**Material:**
Begin

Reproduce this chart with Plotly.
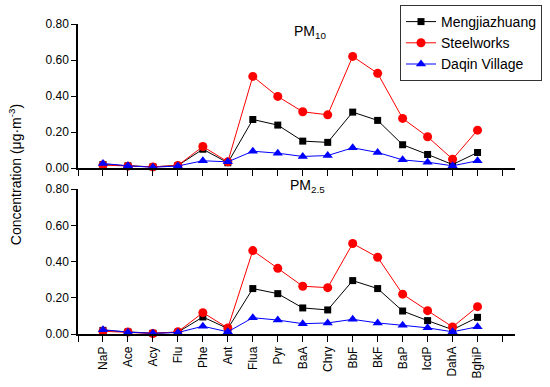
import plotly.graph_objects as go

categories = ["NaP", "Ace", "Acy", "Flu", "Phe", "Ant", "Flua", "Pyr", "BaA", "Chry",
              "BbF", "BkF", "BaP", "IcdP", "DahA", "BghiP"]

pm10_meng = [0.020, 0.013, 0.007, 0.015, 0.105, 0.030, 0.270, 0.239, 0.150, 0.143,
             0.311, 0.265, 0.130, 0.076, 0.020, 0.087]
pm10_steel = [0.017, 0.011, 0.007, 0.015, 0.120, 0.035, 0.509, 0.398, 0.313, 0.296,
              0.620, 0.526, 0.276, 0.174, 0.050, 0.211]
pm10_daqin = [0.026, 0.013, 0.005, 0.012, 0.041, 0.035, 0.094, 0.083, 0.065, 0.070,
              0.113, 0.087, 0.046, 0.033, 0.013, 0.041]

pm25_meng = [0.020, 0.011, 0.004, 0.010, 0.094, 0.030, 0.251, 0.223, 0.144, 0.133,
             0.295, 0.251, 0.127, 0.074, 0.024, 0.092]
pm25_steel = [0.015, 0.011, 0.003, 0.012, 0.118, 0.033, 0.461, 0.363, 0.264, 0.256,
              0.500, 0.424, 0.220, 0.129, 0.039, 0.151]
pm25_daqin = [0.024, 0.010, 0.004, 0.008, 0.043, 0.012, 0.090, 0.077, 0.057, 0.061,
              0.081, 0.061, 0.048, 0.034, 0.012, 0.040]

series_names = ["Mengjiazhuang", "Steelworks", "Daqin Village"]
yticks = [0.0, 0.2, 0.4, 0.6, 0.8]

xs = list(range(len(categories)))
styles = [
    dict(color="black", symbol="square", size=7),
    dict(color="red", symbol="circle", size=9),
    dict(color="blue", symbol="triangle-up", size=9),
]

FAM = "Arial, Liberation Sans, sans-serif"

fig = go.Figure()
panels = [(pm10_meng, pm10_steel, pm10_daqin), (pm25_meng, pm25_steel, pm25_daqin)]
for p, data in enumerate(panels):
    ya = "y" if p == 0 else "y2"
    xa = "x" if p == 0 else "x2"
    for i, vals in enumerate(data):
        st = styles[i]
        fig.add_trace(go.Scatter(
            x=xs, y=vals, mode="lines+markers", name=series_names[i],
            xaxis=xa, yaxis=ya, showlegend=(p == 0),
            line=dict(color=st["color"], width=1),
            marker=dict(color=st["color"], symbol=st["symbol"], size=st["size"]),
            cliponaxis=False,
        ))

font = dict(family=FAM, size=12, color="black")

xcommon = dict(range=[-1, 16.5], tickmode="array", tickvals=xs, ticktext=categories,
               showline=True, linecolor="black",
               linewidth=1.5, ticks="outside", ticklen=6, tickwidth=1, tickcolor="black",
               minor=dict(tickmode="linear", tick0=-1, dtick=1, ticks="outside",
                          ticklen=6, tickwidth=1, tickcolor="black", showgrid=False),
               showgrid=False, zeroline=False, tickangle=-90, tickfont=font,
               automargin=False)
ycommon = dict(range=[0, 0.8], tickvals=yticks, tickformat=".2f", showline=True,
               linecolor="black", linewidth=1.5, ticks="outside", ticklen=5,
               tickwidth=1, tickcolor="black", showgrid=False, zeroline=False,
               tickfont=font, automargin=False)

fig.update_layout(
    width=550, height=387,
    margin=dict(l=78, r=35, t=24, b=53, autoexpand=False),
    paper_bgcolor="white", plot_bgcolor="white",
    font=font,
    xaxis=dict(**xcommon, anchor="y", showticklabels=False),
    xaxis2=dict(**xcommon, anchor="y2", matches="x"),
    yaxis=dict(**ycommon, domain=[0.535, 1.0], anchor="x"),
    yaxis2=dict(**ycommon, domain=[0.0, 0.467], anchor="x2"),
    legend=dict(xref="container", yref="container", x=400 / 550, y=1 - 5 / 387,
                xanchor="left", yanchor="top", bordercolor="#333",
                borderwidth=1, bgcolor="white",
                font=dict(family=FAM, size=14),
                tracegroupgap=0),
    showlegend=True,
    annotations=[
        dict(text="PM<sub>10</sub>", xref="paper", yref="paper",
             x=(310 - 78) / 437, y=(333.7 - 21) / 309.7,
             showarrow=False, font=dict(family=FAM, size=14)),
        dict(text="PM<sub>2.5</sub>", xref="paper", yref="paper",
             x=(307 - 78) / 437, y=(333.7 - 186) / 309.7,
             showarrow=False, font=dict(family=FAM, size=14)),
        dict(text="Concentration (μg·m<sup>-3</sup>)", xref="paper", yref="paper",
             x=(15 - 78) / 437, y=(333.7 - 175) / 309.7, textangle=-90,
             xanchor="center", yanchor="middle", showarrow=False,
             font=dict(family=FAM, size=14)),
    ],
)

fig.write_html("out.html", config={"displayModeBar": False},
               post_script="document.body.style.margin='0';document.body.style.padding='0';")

End

**Work to complete:**
Reproduce the data verbatim. Do not carry any picture into the copy.

**Correct response:**
Reproduce this chart with Plotly.
import plotly.graph_objects as go

categories = ["NaP", "Ace", "Acy", "Flu", "Phe", "Ant", "Flua", "Pyr", "BaA", "Chry",
              "BbF", "BkF", "BaP", "IcdP", "DahA", "BghiP"]

pm10_meng = [0.020, 0.013, 0.007, 0.015, 0.105, 0.030, 0.270, 0.239, 0.150, 0.143,
             0.311, 0.265, 0.130, 0.076, 0.020, 0.087]
pm10_steel = [0.017, 0.011, 0.007, 0.015, 0.120, 0.035, 0.509, 0.398, 0.313, 0.296,
              0.620, 0.526, 0.276, 0.174, 0.050, 0.211]
pm10_daqin = [0.026, 0.013, 0.005, 0.012, 0.041, 0.035, 0.094, 0.083, 0.065, 0.070,
              0.113, 0.087, 0.046, 0.033, 0.013, 0.041]

pm25_meng = [0.020, 0.011, 0.004, 0.010, 0.094, 0.030, 0.251, 0.223, 0.144, 0.133,
             0.295, 0.251, 0.127, 0.074, 0.024, 0.092]
pm25_steel = [0.015, 0.011, 0.003, 0.012, 0.118, 0.033, 0.461, 0.363, 0.264, 0.256,
              0.500, 0.424, 0.220, 0.129, 0.039, 0.151]
pm25_daqin = [0.024, 0.010, 0.004, 0.008, 0.043, 0.012, 0.090, 0.077, 0.057, 0.061,
              0.081, 0.061, 0.048, 0.034, 0.012, 0.040]

series_names = ["Mengjiazhuang", "Steelworks", "Daqin Village"]
yticks = [0.0, 0.2, 0.4, 0.6, 0.8]

xs = list(range(len(categories)))
styles = [
    dict(color="black", symbol="square", size=7),
    dict(color="red", symbol="circle", size=9),
    dict(color="blue", symbol="triangle-up", size=9),
]

FAM = "Arial, Liberation Sans, sans-serif"

fig = go.Figure()
panels = [(pm10_meng, pm10_steel, pm10_daqin), (pm25_meng, pm25_steel, pm25_daqin)]
for p, data in enumerate(panels):
    ya = "y" if p == 0 else "y2"
    xa = "x" if p == 0 else "x2"
    for i, vals in enumerate(data):
        st = styles[i]
        fig.add_trace(go.Scatter(
            x=xs, y=vals, mode="lines+markers", name=series_names[i],
            xaxis=xa, yaxis=ya, showlegend=(p == 0),
            line=dict(color=st["color"], width=1),
            marker=dict(color=st["color"], symbol=st["symbol"], size=st["size"]),
            cliponaxis=False,
        ))

font = dict(family=FAM, size=12, color="black")

xcommon = dict(range=[-1, 16.5], tickmode="array", tickvals=xs, ticktext=categories,
               showline=True, linecolor="black",
               linewidth=1.5, ticks="outside", ticklen=6, tickwidth=1, tickcolor="black",
               minor=dict(tickmode="linear", tick0=-1, dtick=1, ticks="outside",
                          ticklen=6, tickwidth=1, tickcolor="black", showgrid=False),
               showgrid=False, zeroline=False, tickangle=-90, tickfont=font,
               automargin=False)
ycommon = dict(range=[0, 0.8], tickvals=yticks, tickformat=".2f", showline=True,
               linecolor="black", linewidth=1.5, ticks="outside", ticklen=5,
               tickwidth=1, tickcolor="black", showgrid=False, zeroline=False,
               tickfont=font, automargin=False)

fig.update_layout(
    width=550, height=387,
    margin=dict(l=78, r=35, t=24, b=53, autoexpand=False),
    paper_bgcolor="white", plot_bgcolor="white",
    font=font,
    xaxis=dict(**xcommon, anchor="y", showticklabels=False),
    xaxis2=dict(**xcommon, anchor="y2", matches="x"),
    yaxis=dict(**ycommon, domain=[0.535, 1.0], anchor="x"),
    yaxis2=dict(**ycommon, domain=[0.0, 0.467], anchor="x2"),
    legend=dict(xref="container", yref="container", x=400 / 550, y=1 - 5 / 387,
                xanchor="left", yanchor="top", bordercolor="#333",
                borderwidth=1, bgcolor="white",
                font=dict(family=FAM, size=14),
                tracegroupgap=0),
    showlegend=True,
    annotations=[
        dict(text="PM<sub>10</sub>", xref="paper", yref="paper",
             x=(310 - 78) / 437, y=(333.7 - 21) / 309.7,
             showarrow=False, font=dict(family=FAM, size=14)),
        dict(text="PM<sub>2.5</sub>", xref="paper", yref="paper",
             x=(307 - 78) / 437, y=(333.7 - 186) / 309.7,
             showarrow=False, font=dict(family=FAM, size=14)),
        dict(text="Concentration (μg·m<sup>-3</sup>)", xref="paper", yref="paper",
             x=(15 - 78) / 437, y=(333.7 - 175) / 309.7, textangle=-90,
             xanchor="center", yanchor="middle", showarrow=False,
             font=dict(family=FAM, size=14)),
    ],
)

fig.write_html("out.html", config={"displayModeBar": False},
               post_script="document.body.style.margin='0';document.body.style.padding='0';")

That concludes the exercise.